The Federal Circuit has upended decades of software industry practice and created legal uncertainty that will chill innovation.
Turning to the first fair use factor, the purpose and character of the use, the court found that Google’s use was commercial (true) but also that it was not transformative. Google argued that it took select bits of API code and then wrote its own implementation, putting the code into a new and different context—smartphones—and creating new functionality. Not good enough, said the Federal Circuit: Google was using the APIs as APIs, so its purpose was the same as Oracle’s. On this theory, few if any uses of functional works could ever be found to be transformative—the whole purpose of using them is for their functionality.
Not surprisingly, the court held that factor two, the nature of the work, favored Google. Where, as here, the “works” in question are more functional than expressive, they should receive only the thinnest copyright protection. What was surprising, though, is that the court gave short shrift to this factor. In many cases, the nature of the work does not weigh heavily one way or the other, but here the functionality of the works was a core issue in the case and a major focus of the trial.
On the third factor, the amount used, the court held that Google copied far more lines of code than necessary, that the amount copied was “qualitatively significant,” and that no jury could have reasonably found otherwise, “particularly when the material copied was important to the creation of the Android platform.” Here, the court is pursuing a species of the “heart of the work” doctrine, which says that even a small taking may be unfair if it is the most important aspect of the original work (e.g., the part of a memoir where a president admits he lied under oath). But the analysis doesn’t work well here, where we are talking about a functional work and the central purpose of the fair use was to deploy that functionality.
Finally, the court held that any reasonable jury would have concluded that Google had harmed the potential smartphone market for the APIs given the evidence that such a market existed and the Oracle might have wanted to enter it.

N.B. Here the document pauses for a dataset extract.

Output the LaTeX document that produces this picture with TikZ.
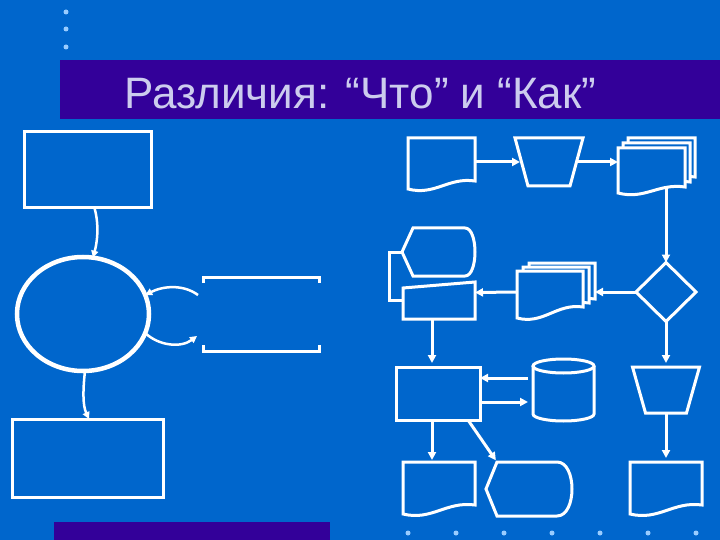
\documentclass[tikz,border=0pt]{standalone}
\usepackage{fontspec}
\setmainfont{Liberation Sans}
\usepackage{tikz}
\usetikzlibrary{shapes.geometric, arrows.meta, positioning, calc}

\definecolor{bgblue}{HTML}{0066CC}
\definecolor{barpurple}{HTML}{330099}
\definecolor{titlelilac}{HTML}{CCCCEE}
\definecolor{dotblue}{HTML}{99CCFF}

\tikzset{
  shapeline/.style={draw=white, line width=3pt, fill=bgblue},
  link/.style={draw=white, line width=3pt},
  box/.style={shapeline, inner sep=0pt, outer sep=0pt},
  slot/.style={inner sep=0pt, outer sep=0pt},
  flow/.style={link, -{Triangle[length=8pt,width=8pt]}},
  flowthin/.style={draw=white, line width=2.5pt, -{Triangle[length=7pt,width=7pt]}},
  titletext/.style={text=titlelilac, font=\fontsize{44pt}{52pt}\selectfont, inner sep=0pt}
}

% document: node, right drop, left drop
\newcommand{\docshape}[3]{%
  \draw[shapeline] (#1.north west) -- (#1.north east) -- ($(#1.south east)+(0,-#2)$)
    .. controls ($(#1.south east)!0.4!(#1.south west)+(0,-#2-4)$)
    and ($(#1.south east)!0.6!(#1.south west)+(0,#3+7)$)
    .. ($(#1.south west)+(0,#3)$) -- cycle;}
% stack of documents: node, dx, dy, right drop, left drop
\newcommand{\multidoc}[5]{%
  \begin{scope}[transform canvas={shift={({2*#2pt},{2*#3pt})}}]\docshape{#1}{#4}{#5}\end{scope}
  \begin{scope}[transform canvas={shift={({#2pt},{#3pt})}}]\docshape{#1}{#4}{#5}\end{scope}
  \docshape{#1}{#4}{#5}}
% manual operation: node, inset
\newcommand{\trapshape}[2]{%
  \draw[shapeline] (#1.north west) -- (#1.north east) -- ($(#1.south east)+(-#2,0)$)
    -- ($(#1.south west)+(#2,0)$) -- cycle;}
% display: node, inset, bulge
\newcommand{\dispshape}[3]{%
  \draw[shapeline] (#1.west) -- ($(#1.north west)+(#2,0)$) -- ($(#1.north east)+(-#3,0)$)
    .. controls ($(#1.north east)+(#3/3,0)$) and ($(#1.south east)+(#3/3,0)$)
    .. ($(#1.south east)+(-#3,0)$) -- ($(#1.south west)+(#2,0)$) -- cycle;}

\begin{document}
\begin{tikzpicture}[x=1pt, y=-1pt]
  \useasboundingbox (0,0) rectangle (720,540);
  \fill[bgblue] (0,0) rectangle (720,540);
  % bullets and bars
  \foreach \y in {12,29,47} \fill[dotblue] (66,\y) circle[radius=2.5pt];
  \foreach \x in {408,456,...,696} \fill[dotblue] (\x,533) circle[radius=2.5pt];
  \fill[barpurple] (60,60) rectangle (720,119);
  \fill[barpurple] (54,522) rectangle (330,540);
  \node[titletext, anchor=base west] (title) at (124,109) {Различия: “Что” и “Как”};

  % left: data flow
  \node[box, minimum width=127pt, minimum height=76pt] (spec) at (87.5,170) {};
  \node[box, ellipse, line width=4.5pt, minimum width=132pt, minimum height=114pt] (proc) at (83,314) {};
  \node[box, minimum width=151pt, minimum height=78pt] (out) at (87.5,458) {};
  \node[slot, minimum width=116pt, minimum height=74pt] (store) at (261,314) {};
  \draw[link] ($(store.north west)+(0,6)$) -- (store.north west) -- (store.north east) -- ++(0,6);
  \draw[link] ($(store.south west)+(0,-6)$) -- (store.south west) -- (store.south east) -- ++(0,-6);
  \draw[flowthin] ($(spec.south)+(7,0)$) .. controls ($(spec.south)+(12,18)$) and ($(proc.north)+(14,-14)$) .. (proc.80);
  \draw[flowthin] (proc.272) .. controls ($(proc.south)+(0,18)$) and ($(out.north)+(-5,-14)$) .. ($(out.north)+(1.5,0)$);
  \draw[flowthin] ($(store.west)+(-5,-19)$) .. controls ($(store.west)+(-20,-30)$) and ($(proc.east)+(14,-28)$) .. (proc.17);
  \draw[flowthin] (proc.-17) .. controls ($(proc.east)+(10,32)$) and ($(store.west)+(-22,34)$) .. ($(store.west)+(-6,22)$);

  % right: flowchart
  \node[slot, minimum width=67pt, minimum height=48pt] (input) at (441.5,162) {};
  \node[slot, minimum width=68pt, minimum height=48pt] (op) at (549,162) {};
  \node[slot, minimum width=67pt, minimum height=42pt] (report) at (651.5,169) {};
  \node[box, diamond, minimum width=60pt, minimum height=59pt] (dec) at (666,292) {};
  \node[slot, minimum width=66pt, minimum height=42pt] (report2) at (550,292) {};
  \node[slot, minimum width=72pt, minimum height=37pt] (man) at (439,300.5) {};
  \node[slot, minimum width=73pt, minimum height=48pt] (disp) at (438.5,252) {};
  \node[box, minimum width=84pt, minimum height=53pt] (task) at (438,393.5) {};
  \node[slot, minimum width=61pt, minimum height=62pt] (db) at (563.5,390) {};
  \node[slot, minimum width=72pt, minimum height=48pt] (out2) at (439,486) {};
  \node[slot, minimum width=86pt, minimum height=54pt] (disp2) at (529,489) {};
  \node[slot, minimum width=67pt, minimum height=46pt] (op2) at (666,390) {};
  \node[slot, minimum width=72pt, minimum height=48pt] (out3) at (666,486) {};

  \docshape{input}{5}{3}
  \trapshape{op}{13}
  \multidoc{report}{5}{5}{3}{3}
  \multidoc{report2}{6}{4}{6}{5}
  \draw[shapeline] ($(man.north west)+(0,6)$) -- (man.north east) -- (man.south east) -- (man.south west) -- cycle;
  \dispshape{disp}{11}{10}
  \draw[shapeline] ($(db.north west)+(0,7)$) -- ($(db.south west)+(0,-7)$)
    arc[start angle=180, end angle=0, x radius=30.5, y radius=7] -- ($(db.north east)+(0,7)$);
  \draw[shapeline] ($(db.north)+(0,7)$) ellipse[x radius=30.5, y radius=7];
  \docshape{out2}{5}{4}
  \dispshape{disp2}{11}{15}
  \trapshape{op2}{13}
  \docshape{out3}{5}{4}

  \draw[flow] (input.east) -- ($(op.west)+(5,0)$);
  \draw[flow] ($(op.east)+(-6,0)$) -- ($(report.west)+(0,-7)$);
  \draw[flow] ($(report.south)+(14.5,-2)$) -- (dec.north);
  \draw[flow] (dec.west) -- ($(report2.east)+(12,0)$);
  \draw[flow] (report2.west) -- ($(man.east)+(0,-8)$);
  \draw[link] (disp.west) -- ++(-13,0) |- (man.west);
  \draw[flow, shorten >=4pt] ($(man.south)+(-7,0)$) -- ($(task.north)+(-6,0)$);
  \draw[flow] ($(db.west)+(-5,-12)$) -- ($(task.east)+(0,-15.5)$);
  \draw[flow] ($(task.east)+(0,8.5)$) -- ($(db.west)+(-5,12)$);
  \draw[flow, shorten >=2pt] ($(task.south)+(-6,0)$) -- ($(out2.north)+(-7,0)$);
  \draw[flow, shorten >=2pt] ($(task.south east)+(-12,0)$) -- ($(disp2.north west)+(11,0)$);
  \draw[flow, shorten >=4pt] (dec.south) -- (op2.north);
  \draw[flow, shorten >=4pt] (op2.south) -- (out3.north);
\end{tikzpicture}
\end{document}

The jury heard conflicting evidence about Oracle’s efforts to enter this market, but the Federal Circuit now insists that only one conclusion about market harm can be drawn—and that the jury, which actually heard the evidence, got it wrong.
Attempting to soften the blow, the court finally observes that copying code could be a fair use—just not here. That will be cold comfort to the millions of software developers who just entered a whole new world of dramatic legal uncertainty.
Part of the problem is an artifact of court procedure. The Ninth Circuit could, and hopefully will, reiterate its longstanding opinions protecting innovative fair uses if the opportunity arises. But a plaintiff can ensure they wind up before the Federal Circuit instead by simply tacking on a patent claim. Even if the claim is weak and easily disposed of, as it was in this case, it is enough to give the Federal Circuit appellate jurisdiction. What plaintiff wouldn’t prefer a playing field slanted so dramatically in their favor?
This case has already cast a long legal shadow over the entire world of software development. Defending fair use takes time, money, and lawyers. Thanks to the outrageous penalties associated with copyright infringement, it comes with substantial risk. Wedging a layer of copyright permissions culture into API compatibility comes with unknowable costs, too: how many developers will abandon ideas for competitive software because the legal risks are too great? How many investors will fear to support them?
Today’s decision takes that bad situation and makes it much, much worse. The Federal Circuit has upended decades of software industry practice and created legal uncertainty that will chill innovation. We hope Google takes this to the Supreme Court so that the justices can clean up yet another Federal Circuit mess.